0000000000400ae0 <_Z6testitSs>:
  400ae0:	55                   	push   %rbp
  400ae1:	48 89 e5             	mov    %rsp,%rbp
  400ae4:	48 83 ec 10          	sub    $0x10,%rsp
  400ae8:	48 89 7d f8          	mov    %rdi,-0x8(%rbp)
  400aec:	48 8b 45 f8          	mov    -0x8(%rbp),%rax
  400af0:	48 89 c7             	mov    %rax,%rdi
  400af3:	e8 d8 fd ff ff       	callq  4008d0 <_ZNKSs5c_strEv@plt>
  400af8:	48 89 c7             	mov    %rax,%rdi
  400afb:	e8 8e 02 00 00       	callq  400d8e <_Z10const_hashPKc>
  400b00:	3d 27 6f 88 0b       	cmp    $0xb886f27,%eax
  400b05:	74 09                	je     400b10 <_Z6testitSs+0x30>
  400b07:	3d df 9a 88 0b       	cmp    $0xb889adf,%eax
  400b0c:	74 09                	je     400b17 <_Z6testitSs+0x37>
  ...

Use as an ID in an RPC Class

The final step for me was just to plug this trick into something that resembled the RPC code I wanted.

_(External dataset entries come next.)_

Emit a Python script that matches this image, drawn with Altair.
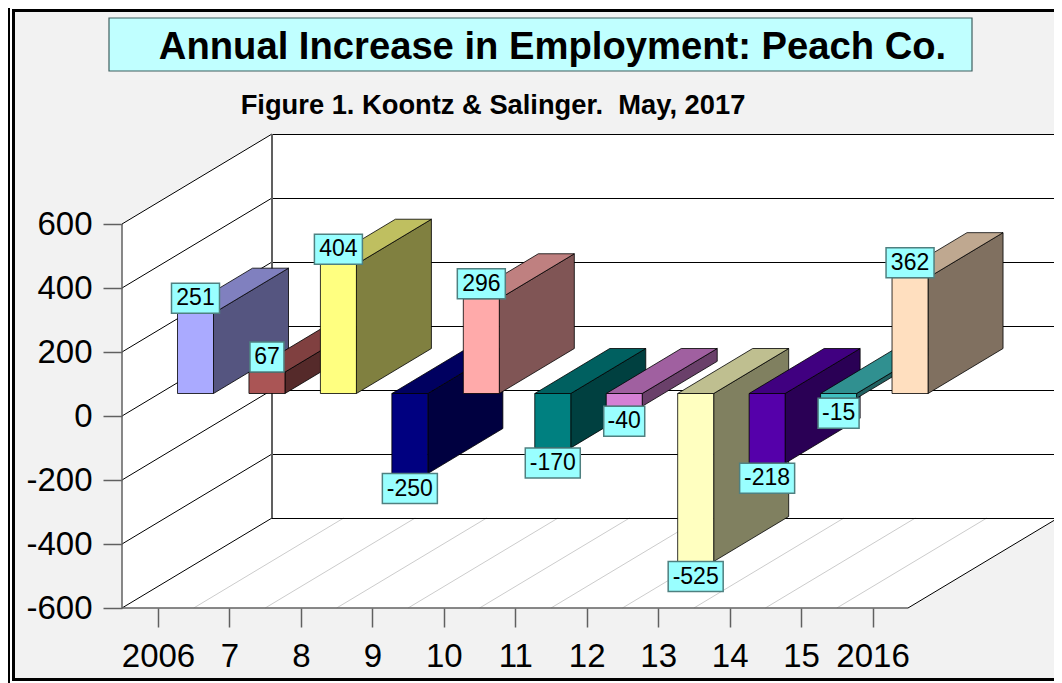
import json
import altair as alt
import pandas as pd

years = ["2006", "7", "8", "9", "10", "11", "12", "13", "14", "15", "2016"]
increases = [251, 67, 404, -250, 296, -170, -40, -525, -218, -15, 362]
front_colors = ["#aaaaff", "#aa5555", "#ffff80", "#000080", "#ffaaaa", "#008080",
                "#d580d5", "#ffffc0", "#5500aa", "#40c0c0", "#ffdfbf"]
top_colors = ["#8080bf", "#804040", "#bfbf60", "#000060", "#bf8080", "#006060",
              "#a060a0", "#bfbf90", "#400080", "#309090", "#bfa890"]
side_colors = ["#555580", "#552a2a", "#808040", "#000040", "#805555", "#004040",
               "#6a406a", "#808060", "#2a0055", "#206060", "#807060"]
y_ticks = [-600, -400, -200, 0, 200, 400, 600]

# page geometry of the 3-D box
PX0, PY0, PW, PH = 122, 134, 932, 474
PPU = 786 / 11          # pixels per category
PPV = 0.32              # pixels per value unit
XMIN = -36 / PPU
XMAX = XMIN + PW / PPU
XBACK = XMIN + 936 / PPU
YMIN = -600
YMAX = YMIN + PH / PPV
DX = 150 / PPU          # full depth of the box, in x units
DY = 90 / PPV           # full depth of the box, in y units
XFRONT = XMIN + 786 / PPU
CRISP = 0.5 / PPV       # half a pixel, so that level lines fill one pixel row

sx = alt.Scale(domain=[XMIN, XMAX], nice=False, zero=False)
sy = alt.Scale(domain=[YMIN, YMAX], nice=False, zero=False)
FONT = "Liberation Sans"

x_axis = alt.Axis(
    values=list(range(len(years))), title=None, domain=False, grid=False, tickSize=19,
    tickColor="#606060", tickWidth=1.5, labelFontSize=33, labelFont=FONT,
    labelColor="black", labelPadding=13, labelFlush=False, labelOverlap=False,
    labelExpr=json.dumps(years) + "[datum.value]", zindex=1)
y_axis = alt.Axis(
    values=y_ticks, title=None, domain=False, grid=False, tickSize=19, tickColor="#606060",
    tickWidth=1.5, labelFontSize=33, labelFont=FONT, labelColor="black",
    labelPadding=11, labelExpr="'' + datum.value", zindex=1)


def X(f="x", **k):
    return alt.X(f"{f}:Q", scale=sx, axis=x_axis, **k)


def Y(f="y", **k):
    return alt.Y(f"{f}:Q", scale=sy, axis=y_axis, **k)


def px(v):
    return alt.value(v - PX0)


def py(v):
    return alt.value(v - PY0)


one = pd.DataFrame({"a": [0]})


def deco_rect(x0, x1, y0, y1, **kw):
    return alt.Chart(one).mark_rect(**kw).encode(x=px(x0), x2=px(x1), y=py(y0), y2=py(y1))


def rules(rows, **kw):
    d = pd.DataFrame(rows, columns=["x", "y", "x1", "y1"])
    return alt.Chart(d).mark_rule(**kw).encode(
        x=X(), y=Y(), x2=alt.X2("x1:Q"), y2=alt.Y2("y1:Q"))


layers = []

# frame and background
layers.append(deco_rect(15, 1062, 12, 678, fill="#f2f2f2"))
for a in ([8, 10, 8, 683], [12, 15, 12, 681], [12, 1062, 9, 12], [12, 1062, 678, 681]):
    layers.append(deco_rect(*a, fill="black"))

# walls and floor
layers.append(alt.Chart(pd.DataFrame({
    "x": [XMIN, XMIN + DX], "y": [600, 600 + DY], "y1": [-600, -600 + DY]
})).mark_area(fill="white", orient="vertical").encode(x=X(), y=Y("y", stack=None), y2="y1:Q"))
layers.append(alt.Chart(pd.DataFrame({
    "x": [XMIN + DX], "x1": [XBACK], "y": [600 + DY], "y1": [-600 + DY]
})).mark_rect(fill="white").encode(x=X(), x2="x1:Q", y=Y(), y2="y1:Q"))
layers.append(alt.Chart(pd.DataFrame({
    "y": [-600, -600 + DY], "x": [XMIN, XMIN + DX], "x1": [XFRONT, XFRONT + DX]
})).mark_area(fill="white", orient="horizontal").encode(y=Y(), x=X("x", stack=None), x2="x1:Q"))

# floor lines
layers.append(rules([[i + 0.5, -600, i + 0.5 + DX, -600 + DY] for i in range(len(years) - 1)],
                    color="#cccccc", strokeWidth=1))
# wall lines
layers.append(rules([[XMIN + DX, v + DY - CRISP, XBACK, v + DY - CRISP] for v in y_ticks],
                    color="black", strokeWidth=1))
layers.append(rules([[XMIN, v, XMIN + DX, v + DY] for v in y_ticks],
                    color="black", strokeWidth=1))
layers.append(rules([[XFRONT, -600, XFRONT + DX, -600 + DY]], color="black", strokeWidth=1))
# box edges
layers.append(rules([[XMIN, -600, XFRONT, -600], [XMIN, -600, XMIN, 600],
                     [XBACK, -600 + DY, XBACK, 600 + DY]],
                    color="#606060", strokeWidth=1.5))
layers.append(rules([[XMIN + DX, -600 + DY, XMIN + DX, 600 + DY]], color="#606060", strokeWidth=2))

# bars, painted from left to right
HALF = 18 / PPU
D0, D1 = 0.25, 0.75
STROKE = dict(stroke="black", strokeWidth=0.8)
for i, v in enumerate(increases):
    xl = i - HALF + D0 * DX
    xr = i + HALF + D0 * DX
    y0 = D0 * DY
    ytop = max(v, 0) + y0
    ybot = min(v, 0) + y0
    shift_x = (D1 - D0) * DX
    shift_y = (D1 - D0) * DY
    layers.append(alt.Chart(pd.DataFrame({
        "x": [xr, xr + shift_x], "y": [ytop, ytop + shift_y], "y1": [ybot, ybot + shift_y]
    })).mark_area(fill=side_colors[i], orient="vertical", **STROKE).encode(
        x=X(), y=Y("y", stack=None), y2="y1:Q"))
    layers.append(alt.Chart(pd.DataFrame({
        "y": [ytop, ytop + shift_y], "x": [xl, xl + shift_x], "x1": [xr, xr + shift_x]
    })).mark_area(fill=top_colors[i], orient="horizontal", **STROKE).encode(
        y=Y(), x=X("x", stack=None), x2="x1:Q"))
    layers.append(alt.Chart(pd.DataFrame({
        "x": [xl], "x1": [xr], "y": [ytop], "y1": [ybot]
    })).mark_rect(fill=front_colors[i], **STROKE).encode(
        x=X(), x2="x1:Q", y=Y(), y2="y1:Q"))

# value boxes
BOX_H = 30 / PPV
rows = []
for i, v in enumerate(increases):
    s = str(v)
    w = (14 * len(s.lstrip("-")) + 6 + (7 if v < 0 else 0)) / PPU
    cx = i + D0 * DX
    base = v + D0 * DY
    lo = base if v > 0 else base - BOX_H
    rows.append({"x": cx - w / 2, "x1": cx + w / 2, "y": lo, "y1": lo + BOX_H,
                 "cx": cx, "cy": lo + BOX_H / 2, "t": s})
lab = pd.DataFrame(rows)
layers.append(alt.Chart(lab).mark_rect(fill="#99ffff", stroke="#4f8080", strokeWidth=1.5).encode(
    x=X(), x2="x1:Q", y=Y(), y2="y1:Q"))
layers.append(alt.Chart(lab).mark_text(font=FONT, fontSize=23, color="black", baseline="middle",
                                       align="center").encode(
    x=X("cx"), y=Y("cy"), text="t:N"))

# titles
layers.append(deco_rect(109, 972, 18, 71, fill="#c0ffff", stroke="#3f5f5f", strokeWidth=1.2))
layers.append(alt.Chart(one).mark_text(
    text="Annual Increase in Employment: Peach Co.", font=FONT, fontSize=38.2, fontWeight="bold",
    color="black", align="center", baseline="alphabetic").encode(x=px(552.5), y=py(59)))
layers.append(alt.Chart(one).mark_text(
    text="Figure 1. Koontz & Salinger.\u00a0\u00a0May, 2017", font=FONT, fontSize=27.3,
    fontWeight="bold", color="black", align="center", baseline="alphabetic").encode(
    x=px(493), y=py(114)))

chart = alt.layer(*layers).properties(
    width=PW, height=PH,
    padding={"left": PX0 - 8, "top": PY0 - 8, "right": 0, "bottom": 683 - PY0 - PH},
    autosize=alt.AutoSizeParams(type="none"),
).configure_view(stroke=None)

chart.save("out.html", embed_options={"renderer": "svg", "actions": False})
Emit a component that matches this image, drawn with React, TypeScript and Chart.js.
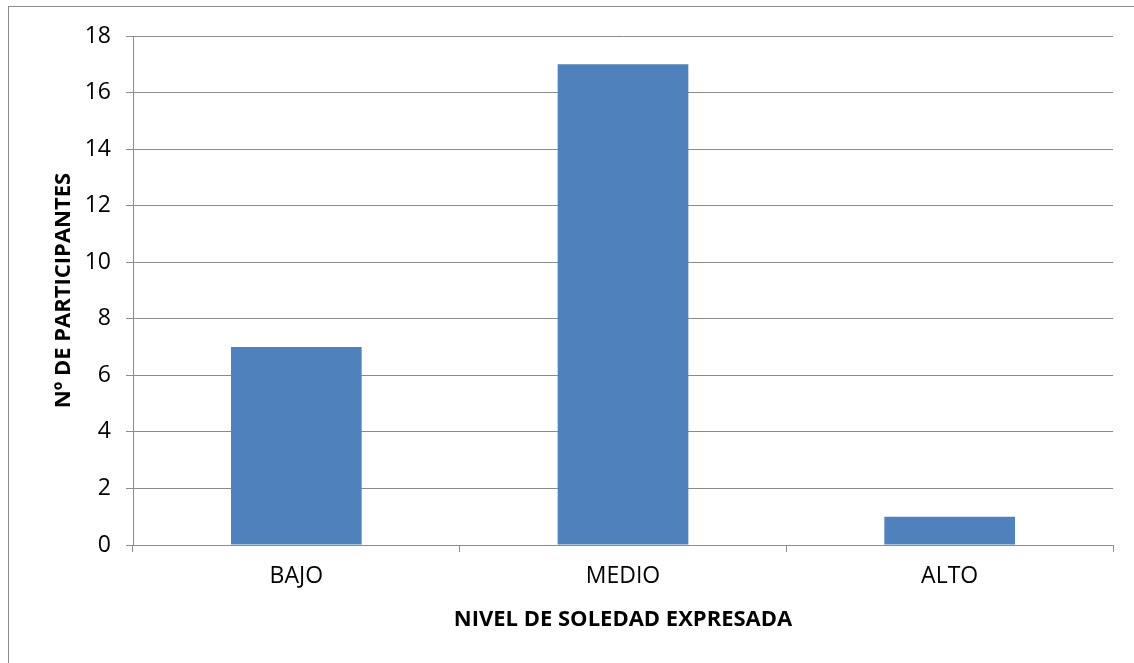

In this code, I have a base class to define a generic RPC, and derived classes for each RPC. All I want is to have each one to be able to provide a static integer identifier back when asked, and not have anything hash at runtime.

class A {
public:
  virtual unsigned GetID() const = 0;
};

class B : public A {
public:
  unsigned GetID() const { return my_hash_id; }
  const static unsigned my_hash_id;
};
const unsigned B::my_hash_id = const_hash("MyThing");

int main(){
  A *b=new B(); 
  cout << hex << b->GetID()    << endl;
  cout << hex << B::my_hash_id << endl;
}

Grepping through nm's output, I saw that const_hash wasn't included in the executable. Looking at the assembly I see GetID is a function that returns the hash value and B::my_hash_id is hardwired to the hash value. This behavior is sufficient for what I need. I'll use the static my_hash_id when I want to register a new RPC during initialization (which will also check for hash collisions), and then use GetID() if I need to figure out what RPC I really am if I was only handed a base class pointer. It really is overkill for what I need, but it's nice to be able to reference the RPCs without having to generate unique integer IDs myself.